↓↓↓
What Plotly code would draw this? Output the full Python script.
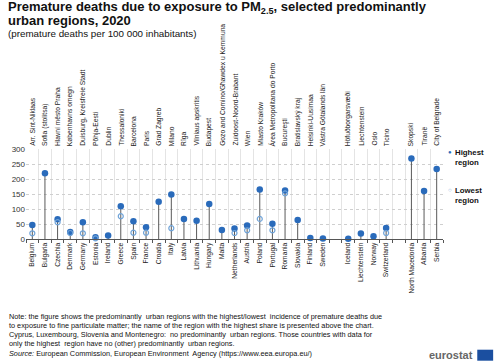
import plotly.graph_objects as go

countries = ["Belgium", "Bulgaria", "Czechia", "Denmark", "Germany", "Estonia", "Ireland",
             "Greece", "Spain", "France", "Croatia", "Italy", "Latvia", "Lithuania", "Hungary",
             "Malta", "Netherlands", "Austria", "Poland", "Portugal", "Romania", "Slovakia",
             "Finland", "Sweden", " ", "Iceland", "Liechtenstein", "Norway", "Switzerland", "  ",
             "North Macedonia", "Albania", "Serbia"]

regions = ["Arr. Sint-Niklaas", "Sofia (stolitsa)", "Hlavní město Praha", "Københavns omegn",
           "Duisburg, Kreisfreie Stadt", "Põhja-Eesti", "Dublin", "Thessaloniki", "Barcelona",
           "Paris", "Grad Zagreb", "Milano", "Rīga", "Vilniaus apskritis", "Budapest",
           "Gozo and Comino/Għawdex u Kemmuna", "Zuidoost-Noord-Brabant", "Wien", "Miasto Kraków",
           "Área Metropolitana do Porto", "Bucureşti", "Bratislavský kraj", "Helsinki-Uusimaa",
           "Västra Götalands län", "", "Höfuðborgarsvæði", "Liechtenstein", "Oslo", "Ticino", "",
           "Skopski", "Tiranë", "City of Belgrade"]

highest = [47, 219, 66, 23, 56, 6, 12, 109, 59, 39, 124, 148, 67, 61, 117, 30, 35, 45, 165, 51,
           162, 63, 3, 2, None, 1, 18, 9, 37, None, 268, 160, 233]

lowest = [19, None, 56, 20, 19, 2, None, 76, 21, 21, None, 36, None, None, None, None, 20, 29, 67,
          29, 152, None, None, None, None, None, None, None, 20, None, None, None, None]

y_ticks = [0, 50, 100, 150, 200, 250, 300]

title_lines = ["<b>Premature deaths due to exposure to PM<sub>2.5</sub>, selected predominantly</b>",
               "<b>urban regions, 2020</b>"]
subtitle = "(premature deaths per 100 000 inhabitants)"
note_lines = [
    "Note: the figure shows the predominantly  urban regions with the highest/lowest  incidence of premature deaths due",
    "to exposure to fine particulate matter; the name of the region with the highest share is presented above the chart.",
    "Cyprus, Luxembourg, Slovenia and Montenegro:  no predominantly  urban regions. Those countries with data for",
    "only the highest  region have no (other) predominantly  urban regions.",
]
source = "<i>Source:</i> European Commission, European Environment  Agency (https://www.eea.europa.eu/)"

HIGH_C = "#2a6bbb"
LOW_C = "#6fa3d8"
STEM_C = "#5a5a5a"
FONT = "Liberation Sans, Arial"

L, R, T, B = 23.6, 443.5, 149.3, 239.3
W, H = 500, 364


def px(x):
    return (x - L) / (R - L)


def py(y):
    return (B - y) / (B - T)


fig = go.Figure()

fig.add_trace(go.Scatter(
    x=countries, y=highest, mode="markers", name="Highest region",
    marker=dict(color=HIGH_C, size=6.5),
    error_y=dict(type="data", symmetric=False, array=[0 if v is not None else None for v in highest],
                 arrayminus=highest, thickness=1, width=0, color=STEM_C),
    showlegend=False, cliponaxis=False,
))
fig.add_trace(go.Scatter(
    x=countries, y=lowest, mode="markers", name="Lowest region",
    marker=dict(color="rgba(0,0,0,0)", size=5, line=dict(color=LOW_C, width=1.2)),
    showlegend=False, cliponaxis=False,
))

annotations = []
for c, r in zip(countries, regions):
    if r:
        annotations.append(dict(
            x=c, xref="x", y=1, yref="paper", yanchor="bottom", xanchor="center",
            text=r, textangle=-90, showarrow=False, yshift=1,
            font=dict(family=FONT, size=6.7, color="#222"),
        ))


def text_ann(text, x, y, size, color="#111", anchor="left"):
    return dict(x=px(x), xref="paper", y=py(y), yref="paper", xanchor=anchor, yanchor="middle",
                text=text, showarrow=False, align="left", font=dict(family=FONT, size=size, color=color))


annotations.append(text_ann(title_lines[0], 3, 7.5, 13))
annotations.append(text_ann(title_lines[1], 3, 21, 13))
annotations.append(text_ann(subtitle, 3, 34, 9.8))

# legend (custom)
annotations += [
    dict(x=px(451), xref="paper", y=py(152), yref="paper", xanchor="center", yanchor="middle",
         text="●", showarrow=False, font=dict(size=6, color=HIGH_C)),
    dict(x=px(454), xref="paper", y=py(146), yref="paper", xanchor="left", yanchor="top",
         text="<b>Highest</b><br><b>region</b>", align="left", showarrow=False,
         font=dict(family=FONT, size=7.8, color="#111")),
    dict(x=px(451), xref="paper", y=py(190), yref="paper", xanchor="center", yanchor="middle",
         text="○", showarrow=False, font=dict(size=6, color=LOW_C)),
    dict(x=px(454), xref="paper", y=py(184), yref="paper", xanchor="left", yanchor="top",
         text="<b>Lowest</b><br><b>region</b>", align="left", showarrow=False,
         font=dict(family=FONT, size=7.8, color="#111")),
]

for i, line in enumerate(note_lines):
    annotations.append(text_ann(line, 4, 316.5 + 9.1 * i, 7.3))
annotations.append(text_ann(source, 4, 353.5, 7.3))
annotations.append(text_ann("<b>eurostat</b>", 476, 355.5, 11, color="#666", anchor="right"))

shapes = [dict(type="rect", xref="paper", yref="paper", x0=px(478), x1=px(494), y0=py(361), y1=py(350),
               fillcolor="#1b4fa0", line=dict(width=0))]

fig.update_layout(
    width=W, height=H,
    margin=dict(l=L, r=W - R, t=T, b=H - B, pad=0),
    paper_bgcolor="white", plot_bgcolor="white",
    xaxis=dict(
        type="category", categoryorder="array", categoryarray=countries,
        range=[-0.5, len(countries) - 0.5],
        tickson="boundaries", ticks="outside", ticklen=3, tickcolor="#555",
        showline=True, linecolor="#555", linewidth=1,
        showgrid=True, gridcolor="#e4e4e4", gridwidth=1,
        tickangle=-90, tickfont=dict(family=FONT, size=6.7, color="#222"),
        fixedrange=True,
    ),
    yaxis=dict(
        range=[0, 300], tickvals=y_ticks, showgrid=True, gridcolor="#cfcfcf", griddash="dot",
        zeroline=False, showline=False, ticks="",
        tickfont=dict(family=FONT, size=8, color="#333"),
        fixedrange=True,
    ),
    annotations=annotations, shapes=shapes,
    showlegend=False,
)

fig.write_html("out.html", config={"displayModeBar": False},
               post_script="document.body.style.margin='0';document.body.style.overflow='hidden';")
↑↑↑
> Goal:
Without the pictures, write out all of the material exactly.

> Exercise solution:
What Plotly code would draw this? Output the full Python script.
import plotly.graph_objects as go

countries = ["Belgium", "Bulgaria", "Czechia", "Denmark", "Germany", "Estonia", "Ireland",
             "Greece", "Spain", "France", "Croatia", "Italy", "Latvia", "Lithuania", "Hungary",
             "Malta", "Netherlands", "Austria", "Poland", "Portugal", "Romania", "Slovakia",
             "Finland", "Sweden", " ", "Iceland", "Liechtenstein", "Norway", "Switzerland", "  ",
             "North Macedonia", "Albania", "Serbia"]

regions = ["Arr. Sint-Niklaas", "Sofia (stolitsa)", "Hlavní město Praha", "Københavns omegn",
           "Duisburg, Kreisfreie Stadt", "Põhja-Eesti", "Dublin", "Thessaloniki", "Barcelona",
           "Paris", "Grad Zagreb", "Milano", "Rīga", "Vilniaus apskritis", "Budapest",
           "Gozo and Comino/Għawdex u Kemmuna", "Zuidoost-Noord-Brabant", "Wien", "Miasto Kraków",
           "Área Metropolitana do Porto", "Bucureşti", "Bratislavský kraj", "Helsinki-Uusimaa",
           "Västra Götalands län", "", "Höfuðborgarsvæði", "Liechtenstein", "Oslo", "Ticino", "",
           "Skopski", "Tiranë", "City of Belgrade"]

highest = [47, 219, 66, 23, 56, 6, 12, 109, 59, 39, 124, 148, 67, 61, 117, 30, 35, 45, 165, 51,
           162, 63, 3, 2, None, 1, 18, 9, 37, None, 268, 160, 233]

lowest = [19, None, 56, 20, 19, 2, None, 76, 21, 21, None, 36, None, None, None, None, 20, 29, 67,
          29, 152, None, None, None, None, None, None, None, 20, None, None, None, None]

y_ticks = [0, 50, 100, 150, 200, 250, 300]

title_lines = ["<b>Premature deaths due to exposure to PM<sub>2.5</sub>, selected predominantly</b>",
               "<b>urban regions, 2020</b>"]
subtitle = "(premature deaths per 100 000 inhabitants)"
note_lines = [
    "Note: the figure shows the predominantly  urban regions with the highest/lowest  incidence of premature deaths due",
    "to exposure to fine particulate matter; the name of the region with the highest share is presented above the chart.",
    "Cyprus, Luxembourg, Slovenia and Montenegro:  no predominantly  urban regions. Those countries with data for",
    "only the highest  region have no (other) predominantly  urban regions.",
]
source = "<i>Source:</i> European Commission, European Environment  Agency (https://www.eea.europa.eu/)"

HIGH_C = "#2a6bbb"
LOW_C = "#6fa3d8"
STEM_C = "#5a5a5a"
FONT = "Liberation Sans, Arial"

L, R, T, B = 23.6, 443.5, 149.3, 239.3
W, H = 500, 364


def px(x):
    return (x - L) / (R - L)


def py(y):
    return (B - y) / (B - T)


fig = go.Figure()

fig.add_trace(go.Scatter(
    x=countries, y=highest, mode="markers", name="Highest region",
    marker=dict(color=HIGH_C, size=6.5),
    error_y=dict(type="data", symmetric=False, array=[0 if v is not None else None for v in highest],
                 arrayminus=highest, thickness=1, width=0, color=STEM_C),
    showlegend=False, cliponaxis=False,
))
fig.add_trace(go.Scatter(
    x=countries, y=lowest, mode="markers", name="Lowest region",
    marker=dict(color="rgba(0,0,0,0)", size=5, line=dict(color=LOW_C, width=1.2)),
    showlegend=False, cliponaxis=False,
))

annotations = []
for c, r in zip(countries, regions):
    if r:
        annotations.append(dict(
            x=c, xref="x", y=1, yref="paper", yanchor="bottom", xanchor="center",
            text=r, textangle=-90, showarrow=False, yshift=1,
            font=dict(family=FONT, size=6.7, color="#222"),
        ))


def text_ann(text, x, y, size, color="#111", anchor="left"):
    return dict(x=px(x), xref="paper", y=py(y), yref="paper", xanchor=anchor, yanchor="middle",
                text=text, showarrow=False, align="left", font=dict(family=FONT, size=size, color=color))


annotations.append(text_ann(title_lines[0], 3, 7.5, 13))
annotations.append(text_ann(title_lines[1], 3, 21, 13))
annotations.append(text_ann(subtitle, 3, 34, 9.8))

# legend (custom)
annotations += [
    dict(x=px(451), xref="paper", y=py(152), yref="paper", xanchor="center", yanchor="middle",
         text="●", showarrow=False, font=dict(size=6, color=HIGH_C)),
    dict(x=px(454), xref="paper", y=py(146), yref="paper", xanchor="left", yanchor="top",
         text="<b>Highest</b><br><b>region</b>", align="left", showarrow=False,
         font=dict(family=FONT, size=7.8, color="#111")),
    dict(x=px(451), xref="paper", y=py(190), yref="paper", xanchor="center", yanchor="middle",
         text="○", showarrow=False, font=dict(size=6, color=LOW_C)),
    dict(x=px(454), xref="paper", y=py(184), yref="paper", xanchor="left", yanchor="top",
         text="<b>Lowest</b><br><b>region</b>", align="left", showarrow=False,
         font=dict(family=FONT, size=7.8, color="#111")),
]

for i, line in enumerate(note_lines):
    annotations.append(text_ann(line, 4, 316.5 + 9.1 * i, 7.3))
annotations.append(text_ann(source, 4, 353.5, 7.3))
annotations.append(text_ann("<b>eurostat</b>", 476, 355.5, 11, color="#666", anchor="right"))

shapes = [dict(type="rect", xref="paper", yref="paper", x0=px(478), x1=px(494), y0=py(361), y1=py(350),
               fillcolor="#1b4fa0", line=dict(width=0))]

fig.update_layout(
    width=W, height=H,
    margin=dict(l=L, r=W - R, t=T, b=H - B, pad=0),
    paper_bgcolor="white", plot_bgcolor="white",
    xaxis=dict(
        type="category", categoryorder="array", categoryarray=countries,
        range=[-0.5, len(countries) - 0.5],
        tickson="boundaries", ticks="outside", ticklen=3, tickcolor="#555",
        showline=True, linecolor="#555", linewidth=1,
        showgrid=True, gridcolor="#e4e4e4", gridwidth=1,
        tickangle=-90, tickfont=dict(family=FONT, size=6.7, color="#222"),
        fixedrange=True,
    ),
    yaxis=dict(
        range=[0, 300], tickvals=y_ticks, showgrid=True, gridcolor="#cfcfcf", griddash="dot",
        zeroline=False, showline=False, ticks="",
        tickfont=dict(family=FONT, size=8, color="#333"),
        fixedrange=True,
    ),
    annotations=annotations, shapes=shapes,
    showlegend=False,
)

fig.write_html("out.html", config={"displayModeBar": False},
               post_script="document.body.style.margin='0';document.body.style.overflow='hidden';")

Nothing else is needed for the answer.